I guess it's not a change since it's still climbing, but it's not bouldering 100% of the time. It's routes once a week at Ironworks. So okay, bouldering 90% of the time. Either way, tying in a good way to humble your self. It keeps you balanced so you don't get injured from bouldering. At least that's what I feel like it's doing for me.

Ben Eastman, Megan, and I have been tying in the past two Thursdays. I gotta say, I don't believe I would have enjoyed climbing routes again if you asked me a year ago. You would have heard some statement along the lines of, "There's no way, I have no endurance." Or some other excuse. We all have our favorite excuses we love to throw out, but this isn't the time nor the place to throw them out to the world. Save it.

But back to this whole route climbing. It has made me realize that I do enjoy being on a rope. ANd it has pointed out that my route reading abilities have greatly deteriorated over the last year. Being able to read a sequence correctly and find holds while on the ground so as not to be confused about what to do up high has slightly diminished. But it will come back in time.

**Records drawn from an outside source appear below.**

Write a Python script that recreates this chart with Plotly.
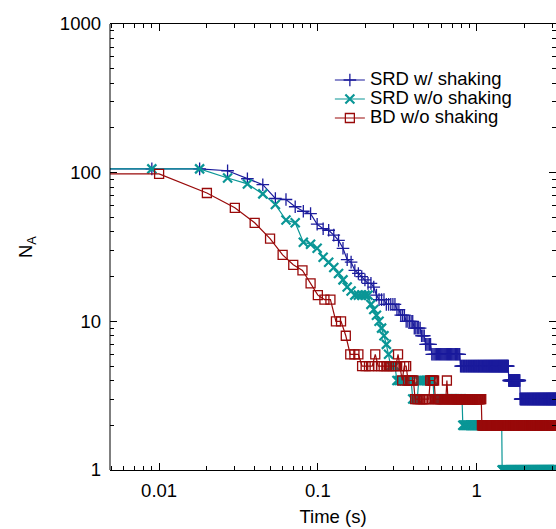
import numpy as np
import plotly.graph_objects as go

# ---------------- data ----------------
srd_dt = 0.009      # SRD output interval (s)
bd_dt = 0.01        # BD output interval (s)
t_initial = 0.001   # initial state (before the visible range)

# N_A values as runs: level, number of consecutive samples at that level
srd_shake_levels = [106, 103, 91, 83, 67, 66, 59, 55, 53, 45, 42, 41, 38, 35, 31, 26, 25,
                    22, 21, 20, 19, 18, 17, 15, 14, 13, 12, 11, 10, 9, 8, 7, 6, 5, 4, 3]
srd_shake_runs = [2, 1, 1, 1, 1, 1, 1, 1, 1, 1, 1, 1, 1, 1, 1, 1, 1,
                  1, 1, 1, 1, 2, 1, 1, 3, 5, 2, 3, 5, 5, 3, 5, 30, 89, 32, 152]

srd_noshake_levels = [106, 92, 84, 72, 61, 48, 46, 34, 33, 31, 27, 25, 23, 21, 19, 17, 16,
                      15, 13, 12, 11, 10, 9, 8, 7, 6, 5, 4, 3, 4, 3, 2, 1]
srd_noshake_runs = [2, 1, 1, 1, 1, 1, 1, 1, 1, 1, 1, 1, 1, 1, 1, 1, 1,
                    5, 1, 1, 1, 1, 1, 1, 1, 1, 3, 9, 4, 12, 31, 70, 200]

bd_noshake_levels = [98, 73, 58, 46, 36, 28, 24, 22, 18, 15, 14, 10, 8, 6, 5, 6, 5, 6, 5, 4,
                     5, 4, 3, 4, 3, 4, 3, 2]
bd_noshake_runs = [1, 1, 1, 1, 1, 1, 1, 1, 1, 1, 2, 2, 1, 3, 4, 1, 8, 1, 1, 1,
                   2, 4, 10, 4, 10, 1, 42, 223]

series_names = ["SRD w/ shaking", "SRD w/o shaking", "BD w/o shaking"]
x_tick_vals = [0.01, 0.1, 1]
x_tick_text = ["0.01", "0.1", "1"]
y_tick_vals = [1, 10, 100, 1000]
y_tick_text = ["1", "10", "100", "1000"]
x_minor_vals = [m * 10.0 ** e for e in (-3, -2, -1, 0) for m in range(2, 10)]
y_minor_vals = [m * 10.0 ** e for e in (0, 1, 2) for m in range(2, 10)]


def build(levels, runs, dt):
    vals = np.repeat(levels, runs)
    t = dt * np.arange(1, len(vals) + 1)
    return np.concatenate([[t_initial], t]), np.concatenate([[vals[0]], vals])


series = [
    build(srd_shake_levels, srd_shake_runs, srd_dt),
    build(srd_noshake_levels, srd_noshake_runs, srd_dt),
    build(bd_noshake_levels, bd_noshake_runs, bd_dt),
]

colors = ["#1b1b9c", "#0a9696", "#990a0a"]
symbols = ["cross-thin", "x-thin", "square-open"]
msizes = [9, 9, 9]
mlw = [1.3, 2.2, 1.3]

LEG_FONT = 18.5
fig = go.Figure()
for (t, v), name, c, s, ms, lw in zip(series, series_names, colors, symbols, msizes, mlw):
    fig.add_trace(go.Scatter(
        x=t, y=v, name=f'<span style="font-size:{LEG_FONT}px">{name}</span>',
        mode="lines+markers",
        line=dict(color=c, width=1.2),
        marker=dict(symbol=s, size=ms, color=c, line=dict(color=c, width=lw)),
    ))

axis_common = dict(
    type="log", linecolor="black", linewidth=1, automargin=False,
    ticks="inside", ticklen=7, tickwidth=1, tickcolor="black", mirror="allticks",
    showgrid=False, zeroline=False,
    tickfont=dict(size=18.5, color="black"),
)

fig.update_layout(
    width=556, height=529,
    margin=dict(l=110, r=0, t=24, b=59),
    paper_bgcolor="white", plot_bgcolor="white",
    font=dict(family="Liberation Sans, Arial, sans-serif", size=18.5, color="black"),
    xaxis=dict(axis_common, showline=True, range=[-2.3093, 0.5002],
               tickvals=x_tick_vals, ticktext=x_tick_text, ticklabelstandoff=4,
               minor=dict(tickvals=x_minor_vals, ticks="inside", ticklen=4, tickwidth=1,
                          tickcolor="black", showgrid=False),
               title=dict(text="Time (s)", standoff=9, font=dict(size=18.5))),
    yaxis=dict(axis_common, showline=False, range=[0, 3],
               tickvals=y_tick_vals, ticktext=y_tick_text, ticklabelstandoff=8,
               minor=dict(tickvals=y_minor_vals, ticks="inside", ticklen=4, tickwidth=1,
                          tickcolor="black", showgrid=False),
               title=dict(text="N<sub>A</sub>", standoff=22, font=dict(size=18.5))),
    legend=dict(x=0.493, y=0.907, xanchor="left", yanchor="top", bgcolor="rgba(0,0,0,0)",
                font=dict(size=11.9), borderwidth=0),
    showlegend=True,
    # left frame edge (the right edge of the original frame lies outside the crop)
    shapes=[dict(type="line", xref="paper", yref="paper", x0=0, x1=0, y0=0, y1=1,
                 line=dict(color="black", width=1), layer="above")],
)

fig.write_html("out.html", config={"displayModeBar": False},
               post_script="document.body.style.margin='0';")
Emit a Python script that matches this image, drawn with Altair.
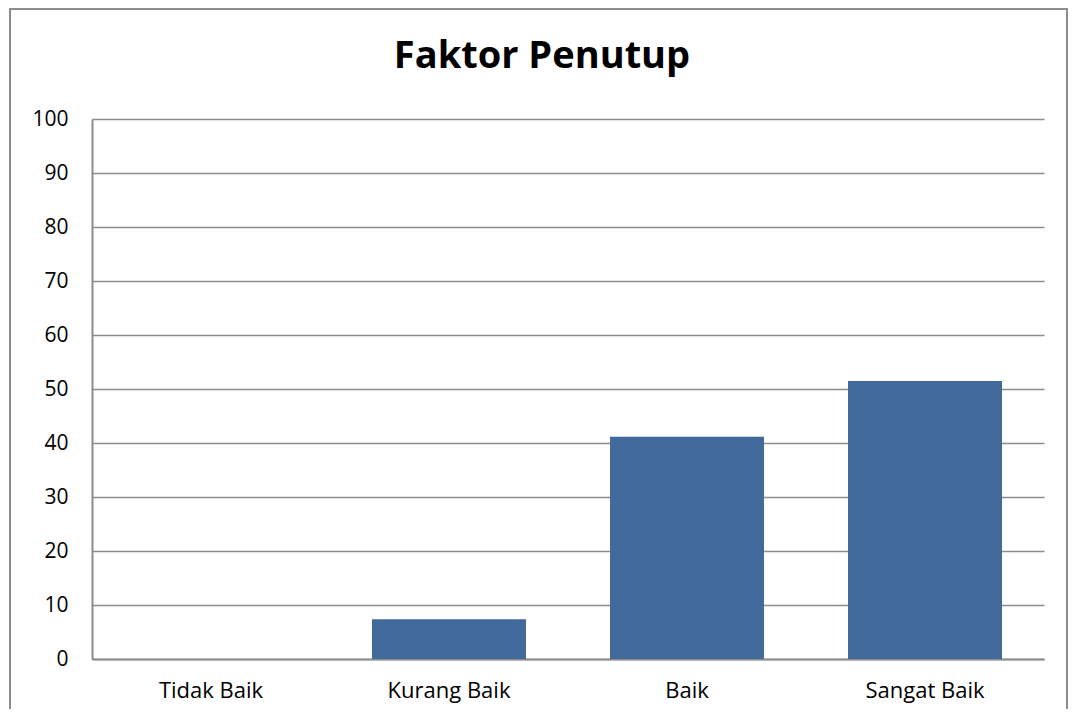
import altair as alt
import pandas as pd

categories = ["Tidak Baik", "Kurang Baik", "Baik", "Sangat Baik"]
values = [0, 7.35, 41.18, 51.47]
y_ticks = [0, 10, 20, 30, 40, 50, 60, 70, 80, 90, 100]
title_text = ["Faktor Penutup"]

df = pd.DataFrame({"kategori": categories, "nilai": values})
df_title = pd.DataFrame({"judul": title_text})

FONT = "Open Sans"

bars = alt.Chart(df).mark_bar(color="#41699b").encode(
    x=alt.X("kategori:N", sort=categories,
            scale=alt.Scale(paddingInner=0.353, paddingOuter=0.1765),
            axis=alt.Axis(title=None, labelAngle=0, labelFont=FONT, labelFontSize=22,
                          labelColor="#000000", labelPadding=21, ticks=False,
                          domainColor="#8c8c8c", domainWidth=2, grid=False)),
    y=alt.Y("nilai:Q", scale=alt.Scale(domain=[0, 100], nice=False),
            axis=alt.Axis(title=None, values=y_ticks, labelFont=FONT, labelFontSize=21,
                          labelColor="#000000", labelPadding=24, ticks=False,
                          domainColor="#8c8c8c", domainWidth=2,
                          gridColor="#8c8c8c", gridWidth=1.5)),
)

border = alt.Chart(df).mark_rect(fill=None, stroke="#8c8c8c", strokeWidth=2, clip=False).encode(
    x=alt.value(-82), x2=alt.value(975), y=alt.value(-110), y2=alt.value(620)
)

title = alt.Chart(df_title).mark_text(
    font=FONT, fontSize=38, fontWeight="bold", color="#000000",
    align="center", baseline="alphabetic"
).encode(text="judul:N", x=alt.value(450), y=alt.value(-51))

chart = alt.layer(border, bars, title).properties(
    width=952, height=540,
    autosize=alt.AutoSizeParams(type="none"),
    padding={"left": 84, "top": 111, "right": 25, "bottom": 50},
).configure_view(stroke=None)

chart.save("out.html", embed_options={"renderer": "svg", "actions": False})
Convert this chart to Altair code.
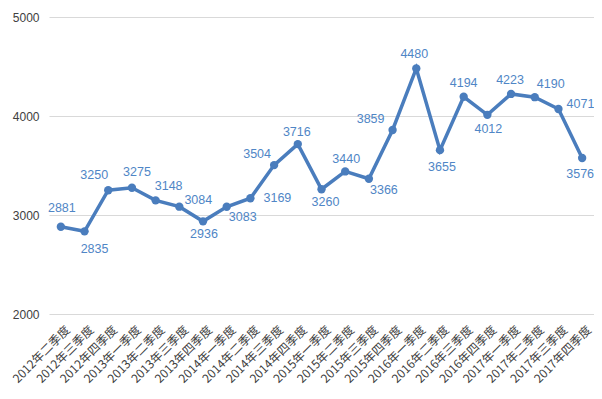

The last time I did routes seriously was with Zero Gravity in 2008. In good shape, laps became monotonous. Routes stopped appealing to me with the allure of being fun. Bouldering was itching at me to take it and run with it. So I did. Harnesses became used less frequently, my gri-gri sitting idly. It would take a bout of mild elbow tendonitis to get me psyched on doing routes again. At first for the change of pace. 'Just so I don't injure myself,' I told myself. But that all changed. Ben and Megan are two route partners that keep it fresh and fast. Three person rotation means a somewhat short rest time (not as short as t is with two people). Recovery isn't the speediest but in time, I'll learn how to rest and recover faster. But for now, being pumped and falling is normal. It's welcomed. You only get one take and that should be at the anchors.

As Scott Cory's dad repeatedly told me "Climb, fall, or get off the f'**king wall. When in doubt run it out."